Nikolia Mitropoulou

Personal information
- Full name: Nikolia Mitropoulou
- Nickname: Niki
- Nationality: Greece
- Born: 16 February 1982 (age 44) Galatsi, Athens, Greece
- Height: 1.86 m (6 ft 1 in)
- Weight: 63 kg (139 lb)

Sport
- Sport: Athletics
- Event: High jump
- Club: Panionios G.S.S.

Achievements and titles
- Personal best: High jump: 1.91 (2004)

= Nikolia Mitropoulou =

Greek high jumper (born 1982)

Nikolia "Niki" Mitropoulou (Νικολία "Νίκη" Μητροπούλου; born February 16, 1982, in Galatsi, Athens) is a Greek high jumper. She attained her best jump of 1.91 metres from the Greek national championships to secure a spot on the Greek athletics squad for the 2004 Summer Olympics. Throughout her sporting career, Mitropoulou trained as a full-fledged member of the athletics team for Panionios G.S.S. in Nea Smyrni, Athens.

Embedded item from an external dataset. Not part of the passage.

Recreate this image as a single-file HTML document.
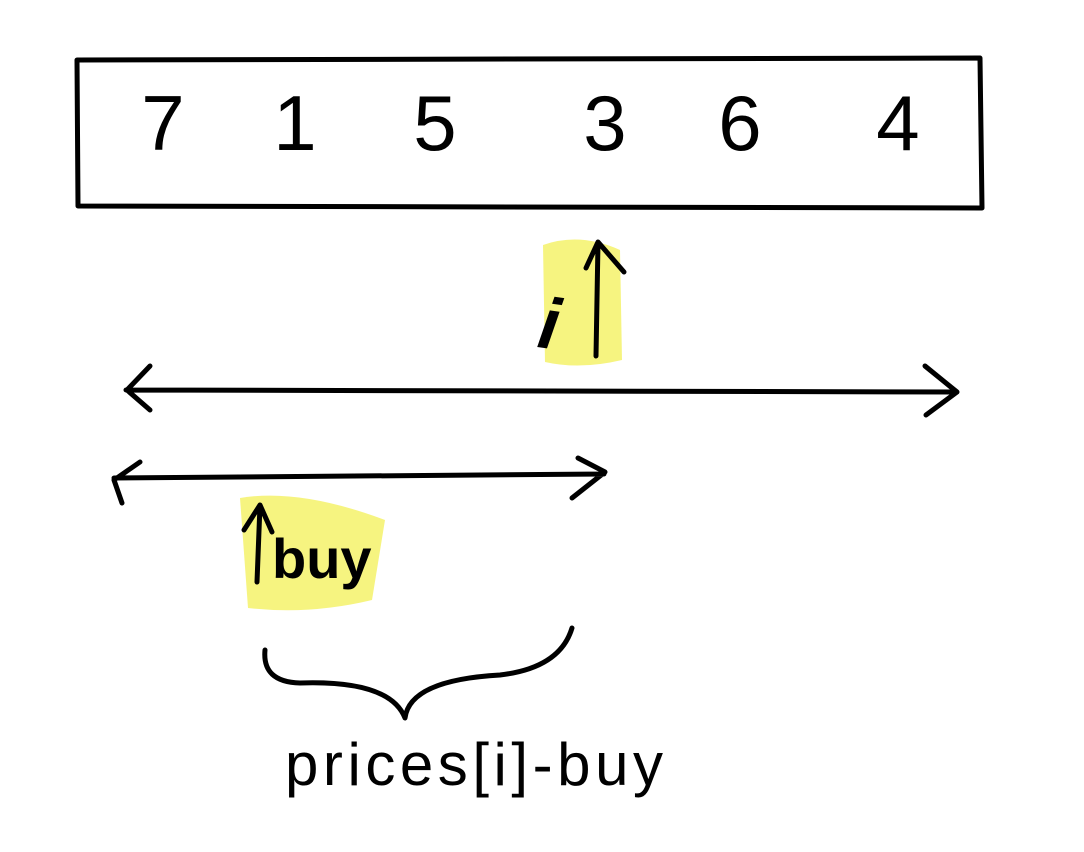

Mitropoulou qualified as a lone athlete for the Greek squad in the women's high jump at the 2004 Summer Olympics in Athens, by setting up a B-standard of 1.91 metres from the Greek national championships at the Olympic Stadium. Mitropoulou cleared a satisfying height on her third attempt and missed badly on the first two at both 1.80 and 1.85 metres to share a thirty-first overall place effort with Kazakhstan's Marina Aitova in the qualifying round, failing to reach a 1.89-metre mark on her succeeding jump and thereby advance further to the final.